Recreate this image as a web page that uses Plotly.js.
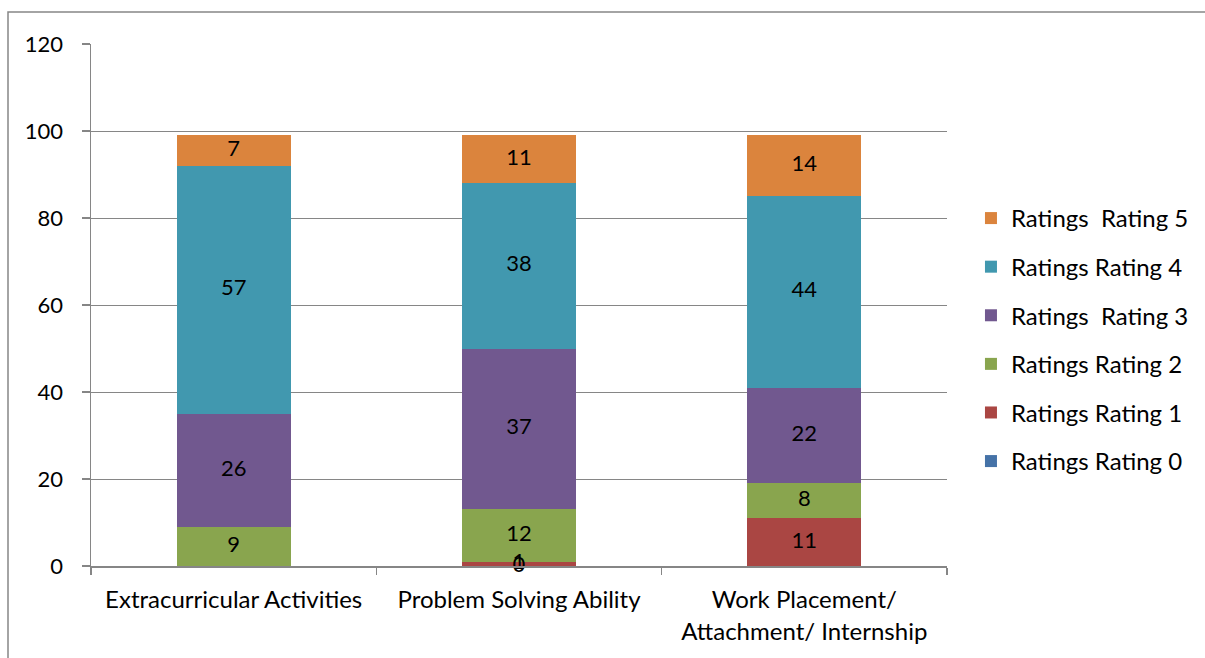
<!DOCTYPE html>
<html><head><meta charset="utf-8">
<script src="https://cdn.plot.ly/plotly-3.0.1.min.js"></script>
<style>html,body{margin:0;padding:0;background:#fff}#chart{width:1205px;height:658px}</style>
</head><body><div id="chart"></div>
<script>
const categories = ["Extracurricular Activities", "Problem Solving Ability", "Work Placement/<br>Attachment/ Internship"];
const seriesNames = ["Ratings Rating 0", "Ratings Rating 1", "Ratings Rating 2", "Ratings  Rating 3", "Ratings Rating 4", "Ratings  Rating 5"];
const rating0 = [null, 0, null];
const rating1 = [null, 1, 11];
const rating2 = [9, 12, 8];
const rating3 = [26, 37, 22];
const rating4 = [57, 38, 44];
const rating5 = [7, 11, 14];
const colors = ["#4572A7", "#AA4643", "#89A54E", "#71588F", "#4198AF", "#DB843D"];

const series = [rating0, rating1, rating2, rating3, rating4, rating5];
const FONT = "Lato, 'Open Sans', sans-serif";
const traces = series.map((vals, i) => ({
  type: "bar",
  name: seriesNames[i],
  x: categories,
  y: vals,
  marker: {color: colors[i], line: {width: 0}},
  legendgroup: "g" + i,
  legendrank: 100 - i,
  hoverinfo: "skip"
}));

// data labels at the middle of each stacked segment
const lblX = [], lblY = [], lblT = [];
categories.forEach((c, ci) => {
  let base = 0;
  series.forEach(vals => {
    const v = vals[ci];
    if (v === null) return;
    lblX.push(c); lblY.push(base + v / 2); lblT.push(String(v));
    base += v;
  });
});
traces.push({
  type: "scatter", mode: "text", x: lblX, y: lblY, text: lblT,
  textposition: "middle center",
  textfont: {family: FONT, size: 22, color: "#000"},
  showlegend: false, hoverinfo: "skip", cliponaxis: false
});

const layout = {
  width: 1205, height: 658,
  margin: {l: 91, r: 258, t: 44, b: 92, autoexpand: false},
  paper_bgcolor: "#fff", plot_bgcolor: "#fff",
  barmode: "stack",
  bargap: 0.6,
  font: {family: FONT, size: 24, color: "#000"},
  xaxis: {
    type: "category",
    showline: true, linecolor: "#868686", linewidth: 1.5,
    ticks: "outside", ticklen: 7, tickcolor: "#868686", tickwidth: 1.5,
    tickson: "boundaries",
    ticklabelstandoff: 12,
    showgrid: false,
    automargin: false,
    tickfont: {family: FONT, size: 24, color: "#000"}
  },
  yaxis: {
    range: [0, 120], dtick: 20,
    showline: true, linecolor: "#868686", linewidth: 1.5,
    ticks: "outside", ticklen: 8, tickcolor: "#868686", tickwidth: 1.5,
    ticklabelstandoff: 14,
    showgrid: true, gridcolor: "#868686", gridwidth: 1,
    zeroline: false,
    automargin: false,
    tickfont: {family: FONT, size: 22, color: "#000"}
  },
  legend: {
    x: 0.028 + 1, xanchor: "left", y: 0.433, yanchor: "middle",
    traceorder: "grouped",
    tracegroupgap: 14.4,
    font: {family: FONT, size: 24, color: "#000"},
    itemwidth: 30
  },
  shapes: [{
    type: "rect", xref: "paper", yref: "paper",
    x0: -83/856, x1: 1.5, y0: -0.3, y1: 1 + 32/522,
    line: {color: "#868686", width: 1.5}, fillcolor: "rgba(0,0,0,0)", layer: "below"
  }],
  showlegend: true
};

Plotly.newPlot("chart", traces, layout, {displayModeBar: false, staticPlot: true});
</script>
</body></html>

##############################

## WHAT YOU WILL DO
Go through the listing above and write it all out exactly, leaving out any picture.

## OUTPUT OF THE TASK
Recreate this image as a web page that uses Plotly.js.
<!DOCTYPE html>
<html><head><meta charset="utf-8">
<script src="https://cdn.plot.ly/plotly-3.0.1.min.js"></script>
<style>html,body{margin:0;padding:0;background:#fff}#chart{width:1205px;height:658px}</style>
</head><body><div id="chart"></div>
<script>
const categories = ["Extracurricular Activities", "Problem Solving Ability", "Work Placement/<br>Attachment/ Internship"];
const seriesNames = ["Ratings Rating 0", "Ratings Rating 1", "Ratings Rating 2", "Ratings  Rating 3", "Ratings Rating 4", "Ratings  Rating 5"];
const rating0 = [null, 0, null];
const rating1 = [null, 1, 11];
const rating2 = [9, 12, 8];
const rating3 = [26, 37, 22];
const rating4 = [57, 38, 44];
const rating5 = [7, 11, 14];
const colors = ["#4572A7", "#AA4643", "#89A54E", "#71588F", "#4198AF", "#DB843D"];

const series = [rating0, rating1, rating2, rating3, rating4, rating5];
const FONT = "Lato, 'Open Sans', sans-serif";
const traces = series.map((vals, i) => ({
  type: "bar",
  name: seriesNames[i],
  x: categories,
  y: vals,
  marker: {color: colors[i], line: {width: 0}},
  legendgroup: "g" + i,
  legendrank: 100 - i,
  hoverinfo: "skip"
}));

// data labels at the middle of each stacked segment
const lblX = [], lblY = [], lblT = [];
categories.forEach((c, ci) => {
  let base = 0;
  series.forEach(vals => {
    const v = vals[ci];
    if (v === null) return;
    lblX.push(c); lblY.push(base + v / 2); lblT.push(String(v));
    base += v;
  });
});
traces.push({
  type: "scatter", mode: "text", x: lblX, y: lblY, text: lblT,
  textposition: "middle center",
  textfont: {family: FONT, size: 22, color: "#000"},
  showlegend: false, hoverinfo: "skip", cliponaxis: false
});

const layout = {
  width: 1205, height: 658,
  margin: {l: 91, r: 258, t: 44, b: 92, autoexpand: false},
  paper_bgcolor: "#fff", plot_bgcolor: "#fff",
  barmode: "stack",
  bargap: 0.6,
  font: {family: FONT, size: 24, color: "#000"},
  xaxis: {
    type: "category",
    showline: true, linecolor: "#868686", linewidth: 1.5,
    ticks: "outside", ticklen: 7, tickcolor: "#868686", tickwidth: 1.5,
    tickson: "boundaries",
    ticklabelstandoff: 12,
    showgrid: false,
    automargin: false,
    tickfont: {family: FONT, size: 24, color: "#000"}
  },
  yaxis: {
    range: [0, 120], dtick: 20,
    showline: true, linecolor: "#868686", linewidth: 1.5,
    ticks: "outside", ticklen: 8, tickcolor: "#868686", tickwidth: 1.5,
    ticklabelstandoff: 14,
    showgrid: true, gridcolor: "#868686", gridwidth: 1,
    zeroline: false,
    automargin: false,
    tickfont: {family: FONT, size: 22, color: "#000"}
  },
  legend: {
    x: 0.028 + 1, xanchor: "left", y: 0.433, yanchor: "middle",
    traceorder: "grouped",
    tracegroupgap: 14.4,
    font: {family: FONT, size: 24, color: "#000"},
    itemwidth: 30
  },
  shapes: [{
    type: "rect", xref: "paper", yref: "paper",
    x0: -83/856, x1: 1.5, y0: -0.3, y1: 1 + 32/522,
    line: {color: "#868686", width: 1.5}, fillcolor: "rgba(0,0,0,0)", layer: "below"
  }],
  showlegend: true
};

Plotly.newPlot("chart", traces, layout, {displayModeBar: false, staticPlot: true});
</script>
</body></html>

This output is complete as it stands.